▶ **GOAL**: Quote all lines below exactly. Images stay out.

◆ ◆ ◆ ◆ ◆

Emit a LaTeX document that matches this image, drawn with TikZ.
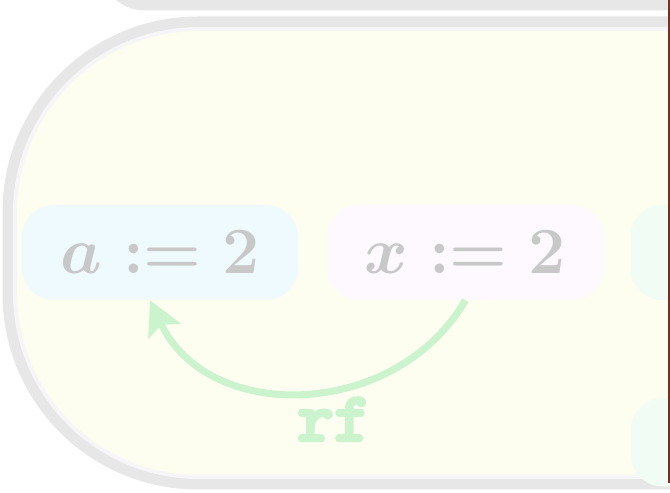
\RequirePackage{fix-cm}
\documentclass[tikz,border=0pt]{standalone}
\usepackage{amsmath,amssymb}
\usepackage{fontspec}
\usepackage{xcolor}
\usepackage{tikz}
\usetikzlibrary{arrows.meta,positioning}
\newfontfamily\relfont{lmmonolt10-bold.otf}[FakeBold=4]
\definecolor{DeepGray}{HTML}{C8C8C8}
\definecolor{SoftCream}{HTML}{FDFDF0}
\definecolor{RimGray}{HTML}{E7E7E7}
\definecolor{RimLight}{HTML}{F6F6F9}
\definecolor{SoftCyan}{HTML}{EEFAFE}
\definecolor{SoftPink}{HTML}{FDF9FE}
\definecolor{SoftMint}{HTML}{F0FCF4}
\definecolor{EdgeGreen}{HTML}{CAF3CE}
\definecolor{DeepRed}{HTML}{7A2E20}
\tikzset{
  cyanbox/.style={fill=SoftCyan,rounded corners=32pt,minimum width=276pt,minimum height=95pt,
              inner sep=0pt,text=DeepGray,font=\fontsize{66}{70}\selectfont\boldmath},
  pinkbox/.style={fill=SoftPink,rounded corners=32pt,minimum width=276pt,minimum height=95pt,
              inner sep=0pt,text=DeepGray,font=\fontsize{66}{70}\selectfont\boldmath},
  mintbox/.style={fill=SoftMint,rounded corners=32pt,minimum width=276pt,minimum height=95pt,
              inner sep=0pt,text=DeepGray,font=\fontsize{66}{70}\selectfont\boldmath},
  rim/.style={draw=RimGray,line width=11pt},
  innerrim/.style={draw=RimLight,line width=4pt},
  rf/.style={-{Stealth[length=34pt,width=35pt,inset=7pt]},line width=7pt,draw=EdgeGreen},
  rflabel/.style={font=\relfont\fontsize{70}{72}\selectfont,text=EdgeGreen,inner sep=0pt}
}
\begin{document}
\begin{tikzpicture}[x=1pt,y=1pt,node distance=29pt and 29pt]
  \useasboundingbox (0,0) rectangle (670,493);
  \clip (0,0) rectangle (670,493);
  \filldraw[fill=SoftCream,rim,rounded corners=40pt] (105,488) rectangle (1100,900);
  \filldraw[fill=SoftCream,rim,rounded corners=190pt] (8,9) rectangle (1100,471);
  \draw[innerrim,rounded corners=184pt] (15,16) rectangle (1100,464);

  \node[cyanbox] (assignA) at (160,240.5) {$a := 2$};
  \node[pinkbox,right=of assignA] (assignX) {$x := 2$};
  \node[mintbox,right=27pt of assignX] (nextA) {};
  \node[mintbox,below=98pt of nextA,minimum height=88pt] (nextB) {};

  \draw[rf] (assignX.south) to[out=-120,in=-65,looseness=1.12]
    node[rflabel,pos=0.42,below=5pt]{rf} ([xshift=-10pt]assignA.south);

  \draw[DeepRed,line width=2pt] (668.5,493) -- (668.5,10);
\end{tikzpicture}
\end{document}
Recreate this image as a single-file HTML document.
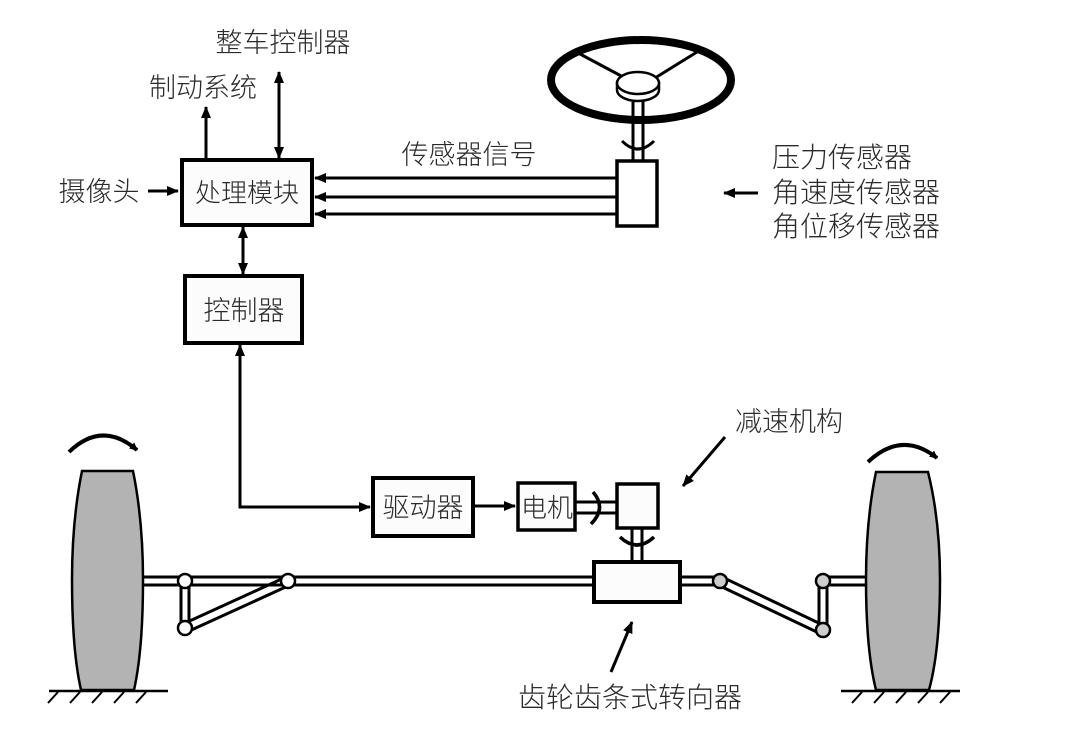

◆ ◆ ◆ ◆ ◆

▶ **FINISHED TASK**:
Emit a LaTeX document that matches this image, drawn with TikZ.
\RequirePackage{fix-cm}
\documentclass[tikz,border=0pt]{standalone}
\usepackage{amsmath,amssymb}
\usepackage{fontspec}
\usepackage{xcolor}
\usepackage{tikz}
\usetikzlibrary{arrows.meta,positioning}
\newfontfamily\relfont{lmmonolt10-bold.otf}[FakeBold=4]
\definecolor{DeepGray}{HTML}{C8C8C8}
\definecolor{SoftCream}{HTML}{FDFDF0}
\definecolor{RimGray}{HTML}{E7E7E7}
\definecolor{RimLight}{HTML}{F6F6F9}
\definecolor{SoftCyan}{HTML}{EEFAFE}
\definecolor{SoftPink}{HTML}{FDF9FE}
\definecolor{SoftMint}{HTML}{F0FCF4}
\definecolor{EdgeGreen}{HTML}{CAF3CE}
\definecolor{DeepRed}{HTML}{7A2E20}
\tikzset{
  cyanbox/.style={fill=SoftCyan,rounded corners=32pt,minimum width=276pt,minimum height=95pt,
              inner sep=0pt,text=DeepGray,font=\fontsize{66}{70}\selectfont\boldmath},
  pinkbox/.style={fill=SoftPink,rounded corners=32pt,minimum width=276pt,minimum height=95pt,
              inner sep=0pt,text=DeepGray,font=\fontsize{66}{70}\selectfont\boldmath},
  mintbox/.style={fill=SoftMint,rounded corners=32pt,minimum width=276pt,minimum height=95pt,
              inner sep=0pt,text=DeepGray,font=\fontsize{66}{70}\selectfont\boldmath},
  rim/.style={draw=RimGray,line width=11pt},
  innerrim/.style={draw=RimLight,line width=4pt},
  rf/.style={-{Stealth[length=34pt,width=35pt,inset=7pt]},line width=7pt,draw=EdgeGreen},
  rflabel/.style={font=\relfont\fontsize{70}{72}\selectfont,text=EdgeGreen,inner sep=0pt}
}
\begin{document}
\begin{tikzpicture}[x=1pt,y=1pt,node distance=29pt and 29pt]
  \useasboundingbox (0,0) rectangle (670,493);
  \clip (0,0) rectangle (670,493);
  \filldraw[fill=SoftCream,rim,rounded corners=40pt] (105,488) rectangle (1100,900);
  \filldraw[fill=SoftCream,rim,rounded corners=190pt] (8,9) rectangle (1100,471);
  \draw[innerrim,rounded corners=184pt] (15,16) rectangle (1100,464);

  \node[cyanbox] (assignA) at (160,240.5) {$a := 2$};
  \node[pinkbox,right=of assignA] (assignX) {$x := 2$};
  \node[mintbox,right=27pt of assignX] (nextA) {};
  \node[mintbox,below=98pt of nextA,minimum height=88pt] (nextB) {};

  \draw[rf] (assignX.south) to[out=-120,in=-65,looseness=1.12]
    node[rflabel,pos=0.42,below=5pt]{rf} ([xshift=-10pt]assignA.south);

  \draw[DeepRed,line width=2pt] (668.5,493) -- (668.5,10);
\end{tikzpicture}
\end{document}
Recreate this image as a single-file HTML document.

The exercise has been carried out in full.